# WHAT THIS TASK INVOLVES:
Quote the data below in full, minus the images.

# DATA:
◆ ◆ ◆ ◆ ◆ ◆ ◆
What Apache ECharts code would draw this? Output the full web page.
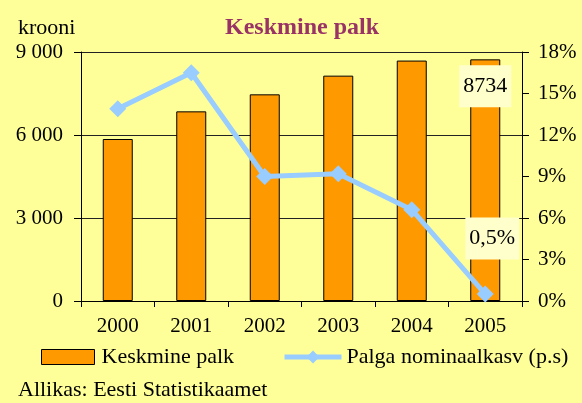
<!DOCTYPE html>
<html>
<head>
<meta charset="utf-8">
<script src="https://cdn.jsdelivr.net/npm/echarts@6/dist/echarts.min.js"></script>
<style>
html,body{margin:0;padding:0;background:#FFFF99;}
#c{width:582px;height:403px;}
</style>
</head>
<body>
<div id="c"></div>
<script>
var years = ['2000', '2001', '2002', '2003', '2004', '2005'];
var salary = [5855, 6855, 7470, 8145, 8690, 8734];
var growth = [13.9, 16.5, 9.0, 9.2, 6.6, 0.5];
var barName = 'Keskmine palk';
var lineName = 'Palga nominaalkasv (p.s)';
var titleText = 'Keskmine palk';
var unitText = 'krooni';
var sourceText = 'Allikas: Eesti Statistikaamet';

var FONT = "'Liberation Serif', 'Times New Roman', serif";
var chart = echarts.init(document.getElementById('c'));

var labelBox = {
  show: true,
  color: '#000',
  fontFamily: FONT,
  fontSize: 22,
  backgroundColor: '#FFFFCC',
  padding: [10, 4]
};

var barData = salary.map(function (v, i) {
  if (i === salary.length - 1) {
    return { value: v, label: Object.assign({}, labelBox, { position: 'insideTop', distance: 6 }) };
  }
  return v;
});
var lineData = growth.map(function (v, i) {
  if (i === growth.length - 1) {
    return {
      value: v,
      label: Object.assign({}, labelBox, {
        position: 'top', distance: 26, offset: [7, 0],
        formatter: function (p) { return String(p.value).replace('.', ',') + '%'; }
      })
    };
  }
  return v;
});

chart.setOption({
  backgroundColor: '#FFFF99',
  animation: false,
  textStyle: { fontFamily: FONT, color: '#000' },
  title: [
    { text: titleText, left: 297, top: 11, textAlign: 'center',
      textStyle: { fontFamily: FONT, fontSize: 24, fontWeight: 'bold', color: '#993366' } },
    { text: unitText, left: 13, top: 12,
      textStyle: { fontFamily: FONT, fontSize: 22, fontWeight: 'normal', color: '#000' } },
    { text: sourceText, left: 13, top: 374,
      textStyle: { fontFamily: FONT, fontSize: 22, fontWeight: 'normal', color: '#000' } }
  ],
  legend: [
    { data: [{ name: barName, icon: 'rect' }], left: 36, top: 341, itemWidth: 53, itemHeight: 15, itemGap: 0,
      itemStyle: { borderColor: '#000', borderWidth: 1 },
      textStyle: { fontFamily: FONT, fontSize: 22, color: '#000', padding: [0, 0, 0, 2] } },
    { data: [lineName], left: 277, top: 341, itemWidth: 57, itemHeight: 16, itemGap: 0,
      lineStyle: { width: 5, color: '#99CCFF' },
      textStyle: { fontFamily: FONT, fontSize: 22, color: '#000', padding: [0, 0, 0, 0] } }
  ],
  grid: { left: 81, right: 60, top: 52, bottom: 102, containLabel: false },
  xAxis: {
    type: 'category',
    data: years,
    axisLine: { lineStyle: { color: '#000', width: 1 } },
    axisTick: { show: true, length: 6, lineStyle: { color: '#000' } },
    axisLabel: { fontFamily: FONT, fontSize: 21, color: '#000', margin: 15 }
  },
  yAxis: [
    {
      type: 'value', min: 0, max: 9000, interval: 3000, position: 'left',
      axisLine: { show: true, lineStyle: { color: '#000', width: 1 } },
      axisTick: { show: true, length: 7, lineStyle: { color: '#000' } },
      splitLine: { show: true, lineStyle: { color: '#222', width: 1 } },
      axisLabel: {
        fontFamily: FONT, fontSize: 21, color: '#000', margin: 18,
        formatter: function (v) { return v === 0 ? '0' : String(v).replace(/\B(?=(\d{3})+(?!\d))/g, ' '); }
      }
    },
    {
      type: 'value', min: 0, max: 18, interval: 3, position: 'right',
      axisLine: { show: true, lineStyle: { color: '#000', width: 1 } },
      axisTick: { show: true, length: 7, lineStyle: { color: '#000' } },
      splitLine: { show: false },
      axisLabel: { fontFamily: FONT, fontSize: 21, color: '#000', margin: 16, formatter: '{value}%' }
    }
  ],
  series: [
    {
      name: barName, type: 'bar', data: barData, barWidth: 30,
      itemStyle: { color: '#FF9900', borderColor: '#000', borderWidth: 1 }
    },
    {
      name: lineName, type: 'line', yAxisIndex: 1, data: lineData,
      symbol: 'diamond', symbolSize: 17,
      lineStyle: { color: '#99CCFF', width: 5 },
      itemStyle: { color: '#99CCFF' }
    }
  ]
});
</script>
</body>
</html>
◆ ◆ ◆ ◆ ◆ ◆ ◆
# TASK RESPONSE:
What Apache ECharts code would draw this? Output the full web page.
<!DOCTYPE html>
<html>
<head>
<meta charset="utf-8">
<script src="https://cdn.jsdelivr.net/npm/echarts@6/dist/echarts.min.js"></script>
<style>
html,body{margin:0;padding:0;background:#FFFF99;}
#c{width:582px;height:403px;}
</style>
</head>
<body>
<div id="c"></div>
<script>
var years = ['2000', '2001', '2002', '2003', '2004', '2005'];
var salary = [5855, 6855, 7470, 8145, 8690, 8734];
var growth = [13.9, 16.5, 9.0, 9.2, 6.6, 0.5];
var barName = 'Keskmine palk';
var lineName = 'Palga nominaalkasv (p.s)';
var titleText = 'Keskmine palk';
var unitText = 'krooni';
var sourceText = 'Allikas: Eesti Statistikaamet';

var FONT = "'Liberation Serif', 'Times New Roman', serif";
var chart = echarts.init(document.getElementById('c'));

var labelBox = {
  show: true,
  color: '#000',
  fontFamily: FONT,
  fontSize: 22,
  backgroundColor: '#FFFFCC',
  padding: [10, 4]
};

var barData = salary.map(function (v, i) {
  if (i === salary.length - 1) {
    return { value: v, label: Object.assign({}, labelBox, { position: 'insideTop', distance: 6 }) };
  }
  return v;
});
var lineData = growth.map(function (v, i) {
  if (i === growth.length - 1) {
    return {
      value: v,
      label: Object.assign({}, labelBox, {
        position: 'top', distance: 26, offset: [7, 0],
        formatter: function (p) { return String(p.value).replace('.', ',') + '%'; }
      })
    };
  }
  return v;
});

chart.setOption({
  backgroundColor: '#FFFF99',
  animation: false,
  textStyle: { fontFamily: FONT, color: '#000' },
  title: [
    { text: titleText, left: 297, top: 11, textAlign: 'center',
      textStyle: { fontFamily: FONT, fontSize: 24, fontWeight: 'bold', color: '#993366' } },
    { text: unitText, left: 13, top: 12,
      textStyle: { fontFamily: FONT, fontSize: 22, fontWeight: 'normal', color: '#000' } },
    { text: sourceText, left: 13, top: 374,
      textStyle: { fontFamily: FONT, fontSize: 22, fontWeight: 'normal', color: '#000' } }
  ],
  legend: [
    { data: [{ name: barName, icon: 'rect' }], left: 36, top: 341, itemWidth: 53, itemHeight: 15, itemGap: 0,
      itemStyle: { borderColor: '#000', borderWidth: 1 },
      textStyle: { fontFamily: FONT, fontSize: 22, color: '#000', padding: [0, 0, 0, 2] } },
    { data: [lineName], left: 277, top: 341, itemWidth: 57, itemHeight: 16, itemGap: 0,
      lineStyle: { width: 5, color: '#99CCFF' },
      textStyle: { fontFamily: FONT, fontSize: 22, color: '#000', padding: [0, 0, 0, 0] } }
  ],
  grid: { left: 81, right: 60, top: 52, bottom: 102, containLabel: false },
  xAxis: {
    type: 'category',
    data: years,
    axisLine: { lineStyle: { color: '#000', width: 1 } },
    axisTick: { show: true, length: 6, lineStyle: { color: '#000' } },
    axisLabel: { fontFamily: FONT, fontSize: 21, color: '#000', margin: 15 }
  },
  yAxis: [
    {
      type: 'value', min: 0, max: 9000, interval: 3000, position: 'left',
      axisLine: { show: true, lineStyle: { color: '#000', width: 1 } },
      axisTick: { show: true, length: 7, lineStyle: { color: '#000' } },
      splitLine: { show: true, lineStyle: { color: '#222', width: 1 } },
      axisLabel: {
        fontFamily: FONT, fontSize: 21, color: '#000', margin: 18,
        formatter: function (v) { return v === 0 ? '0' : String(v).replace(/\B(?=(\d{3})+(?!\d))/g, ' '); }
      }
    },
    {
      type: 'value', min: 0, max: 18, interval: 3, position: 'right',
      axisLine: { show: true, lineStyle: { color: '#000', width: 1 } },
      axisTick: { show: true, length: 7, lineStyle: { color: '#000' } },
      splitLine: { show: false },
      axisLabel: { fontFamily: FONT, fontSize: 21, color: '#000', margin: 16, formatter: '{value}%' }
    }
  ],
  series: [
    {
      name: barName, type: 'bar', data: barData, barWidth: 30,
      itemStyle: { color: '#FF9900', borderColor: '#000', borderWidth: 1 }
    },
    {
      name: lineName, type: 'line', yAxisIndex: 1, data: lineData,
      symbol: 'diamond', symbolSize: 17,
      lineStyle: { color: '#99CCFF', width: 5 },
      itemStyle: { color: '#99CCFF' }
    }
  ]
});
</script>
</body>
</html>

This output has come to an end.